In some ways, G it is a forgotten letter. 
We just don’t think about it much. 
After all, it is not the first or the last in the abcdery, is neither the loveliest nor most dramatic, and is not the dullest or least appealing either.  It is only the 16th most used letter in common writing.  In other words...it is neither here nor there.  It just kind of sits there in the 7th position, a graceful curve between the two angular forms of F and H.  Sturdy, noble, poised.  Reliable.
But it is a grand letter too, if only because we could not have the word grand without it.  Not to mention great, or good, or even generic.  So let us take a moment to praise the letter G.

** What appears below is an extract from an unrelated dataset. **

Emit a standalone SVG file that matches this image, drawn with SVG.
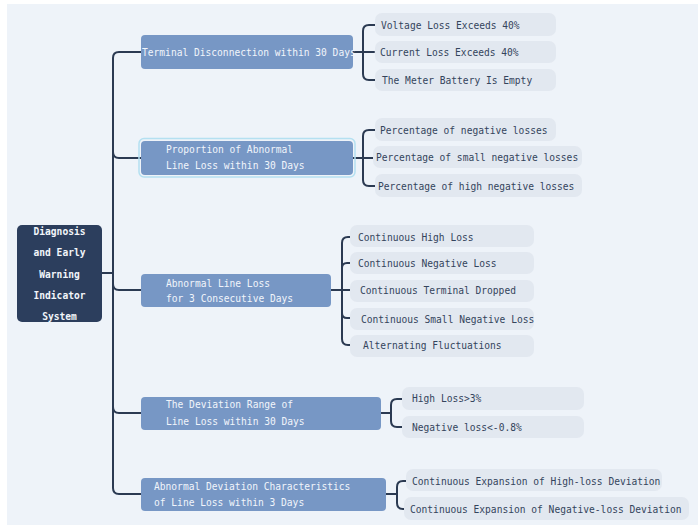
<svg xmlns="http://www.w3.org/2000/svg" width="698" height="525" viewBox="0 0 698 525">
<style>
text{font-family:"DejaVu Sans Mono","Liberation Mono",monospace;font-size:9.6px;dominant-baseline:central}
.root rect{fill:#2c3e5d}
.root text{fill:#f2f5fa;font-weight:bold;text-anchor:middle}
.l1 rect{fill:#7797c5}
.l1 text{fill:#f1f5fb}
.leaf rect{fill:#e2e8f0}
.leaf text{fill:#34445c}
.conn path{fill:none;stroke:#2b3a52;stroke-width:2;stroke-linecap:round}
</style>
<rect x="0" y="0" width="698" height="525" fill="#ffffff"/>
<rect x="7" y="4" width="691" height="521" fill="#eef3f9"/>
<g class="conn">
<path d="M102,273 H113"/>
<path d="M141,52 H119 Q113,52 113,58 V488 Q113,494 119,494 H141"/>
<path d="M113,152 Q113,158 119,158 H141"/>
<path d="M113,284 Q113,290 119,290 H141"/>
<path d="M113,407 Q113,413 119,413 H141"/>
<path d="M353,52 H374"/>
<path d="M375,25 H369 Q363,25 363,31 V74 Q363,80 369,80 H375"/>
<path d="M353,158 H373"/>
<path d="M375,130 H369 Q363,130 363,136 V180 Q363,186 369,186 H375"/>
<path d="M331,290 H350"/>
<path d="M350,237 H348 Q342,237 342,243 V339 Q342,345 348,345 H350"/>
<path d="M342,268 Q342,263 347,263 H350"/>
<path d="M342,313 Q342,318 347,318 H350"/>
<path d="M381,413 H391"/>
<path d="M402,399 H397 Q391,399 391,405 V421 Q391,427 397,427 H402"/>
<path d="M386,494 H397"/>
<path d="M406,481 H403 Q397,481 397,487 V503 Q397,509 403,509 H404"/>
</g>
<g id="root" class="root">
<rect x="17" y="225" width="85" height="97" rx="5"/>
<text x="59.5" y="231">Diagnosis</text>
<text x="59.5" y="252.5">and Early</text>
<text x="59.5" y="274">Warning</text>
<text x="59.5" y="295">Indicator</text>
<text x="59.5" y="316">System</text>
</g>
<g id="n1" class="l1">
<rect x="141" y="35" width="212" height="34" rx="4"/>
<text x="142" y="52">Terminal Disconnection within 30 Days</text>
</g>
<g id="n2" class="l1">
<rect x="139" y="138.5" width="216" height="38.5" rx="5" fill="none" stroke="#b4e0f1" stroke-width="1.5" style="fill:none"/>
<rect x="141" y="141" width="212" height="34" rx="4"/>
<text x="166" y="149">Proportion of Abnormal</text>
<text x="166" y="165.5">Line Loss within 30 Days</text>
</g>
<g id="n3" class="l1">
<rect x="141" y="274" width="190" height="33" rx="4"/>
<text x="166" y="283">Abnormal Line Loss</text>
<text x="166" y="298">for 3 Consecutive Days</text>
</g>
<g id="n4" class="l1">
<rect x="141" y="397" width="240" height="33" rx="4"/>
<text x="166" y="404.5">The Deviation Range of</text>
<text x="166" y="421">Line Loss within 30 Days</text>
</g>
<g id="n5" class="l1">
<rect x="141" y="478" width="245" height="33" rx="4"/>
<text x="154" y="486">Abnormal Deviation Characteristics</text>
<text x="154" y="502">of Line Loss within 3 Days</text>
</g>
<g id="l1a" class="leaf"><rect x="375" y="13" width="181" height="23" rx="7"/><text x="381" y="25">Voltage Loss Exceeds 40%</text></g>
<g id="l1b" class="leaf"><rect x="375" y="41" width="181" height="22" rx="7"/><text x="380" y="52">Current Loss Exceeds 40%</text></g>
<g id="l1c" class="leaf"><rect x="375" y="69" width="181" height="22" rx="7"/><text x="382" y="80.5">The Meter Battery Is Empty</text></g>
<g id="l2a" class="leaf"><rect x="375" y="118" width="181" height="23" rx="7"/><text x="380" y="130">Percentage of negative losses</text></g>
<g id="l2b" class="leaf"><rect x="373" y="146" width="209" height="22" rx="7"/><text x="376" y="157">Percentage of small negative losses</text></g>
<g id="l2c" class="leaf"><rect x="375" y="174" width="207" height="23" rx="7"/><text x="378" y="186">Percentage of high negative losses</text></g>
<g id="l3a" class="leaf"><rect x="350" y="225" width="184" height="22" rx="7"/><text x="358" y="237">Continuous High Loss</text></g>
<g id="l3b" class="leaf"><rect x="350" y="252" width="184" height="22" rx="7"/><text x="358" y="263">Continuous Negative Loss</text></g>
<g id="l3c" class="leaf"><rect x="350" y="280" width="184" height="22" rx="7"/><text x="360" y="290.5">Continuous Terminal Dropped</text></g>
<g id="l3d" class="leaf"><rect x="350" y="308" width="184" height="22" rx="7"/><text x="361" y="319">Continuous Small Negative Loss</text></g>
<g id="l3e" class="leaf"><rect x="350" y="335" width="184" height="22" rx="7"/><text x="363" y="345">Alternating Fluctuations</text></g>
<g id="l4a" class="leaf"><rect x="402" y="387" width="182" height="23" rx="7"/><text x="412" y="398.5">High Loss&gt;3%</text></g>
<g id="l4b" class="leaf"><rect x="402" y="416" width="182" height="22" rx="7"/><text x="412" y="427">Negative loss&lt;-0.8%</text></g>
<g id="l5a" class="leaf"><rect x="406" y="469" width="256" height="22" rx="7"/><text x="412" y="481">Continuous Expansion of High-loss Deviation</text></g>
<g id="l5b" class="leaf"><rect x="404" y="497" width="285" height="23" rx="7"/><text x="410" y="509">Continuous Expansion of Negative-loss Deviation</text></g>
</svg>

If you google G, which you can only do by using it, you get 3 billion hits and that must say something.  Like most of its fellow letters, you can follow the evolution of the G in a neat counter-clockwise arc (like the letter G, come to think of it) around the Mediterranean.  Starting in Egypt 5,000 years ago where some scholars relate it to a hieroglyph that represented a boomerang.  Then moving up to Ancient Phoenicia where it began to look like a bent angle.  By 600 BCE the Greeks wrote it as a right-facing right angle and called it gamma.  It was the third letter of their alphabet.  The Romans by the 2nd century gave the letter its current form as an arc with a foot. 

An alternative history says that G really derives from Z, the first letter of the word zayin which in Hebrew means “weapon” or “ornament.”  According to this tale, Z was the original 7th letter but was purged from the Latin alphabet in the 3rd century BCE by the Roman censor Appius Claudius, who found it distasteful and foreign. 
History is fun but it is good to remember that in alphabetics, form follows sound and writing is above all an attempt to render speech into pictures.  It is here that G really comes into its own thanks to its versatility.  G is a linguistic Leonardo.  It can be hard like the G in gun, goose, and game; softer like the G in ginger, giant, geology; or really soft like the G in rouge, beige, and genre.  When it is followed by an H, it can sound like an ocean wave as in rough or, on the other hand, be utterly silent as in high.

Like the other letters, we also use G as a stand-in and here too it is both approachable and flexible.  G means good on a report card but not great.  G means gravity in physics but not grandeur.  G refers to German in dictionaries but not germaine.  Gulf in geography but not gorge.  A gram of weight but not a pound of cure.  A grand but no fortune.  A tone but not a sonata.  A guinea but no gold.  G as in government spending, conductance, the fifth note of C Major.  You see what we mean? 
Not majestic, just reliable. 
In lower case, with a playful tail, G can get a bit wild and crazy graphically but it is still suitable for all audiences, never risqué.   Oh sure the alphabet needs its As and Zs, must mind its Ps and Qs, and W is always there for fun. 
But let us honor the letter G for the moment...genuine, genteel, gracious, good-natured.  Our writing needs all that too, doesn’t it.  Golly G, of course it does.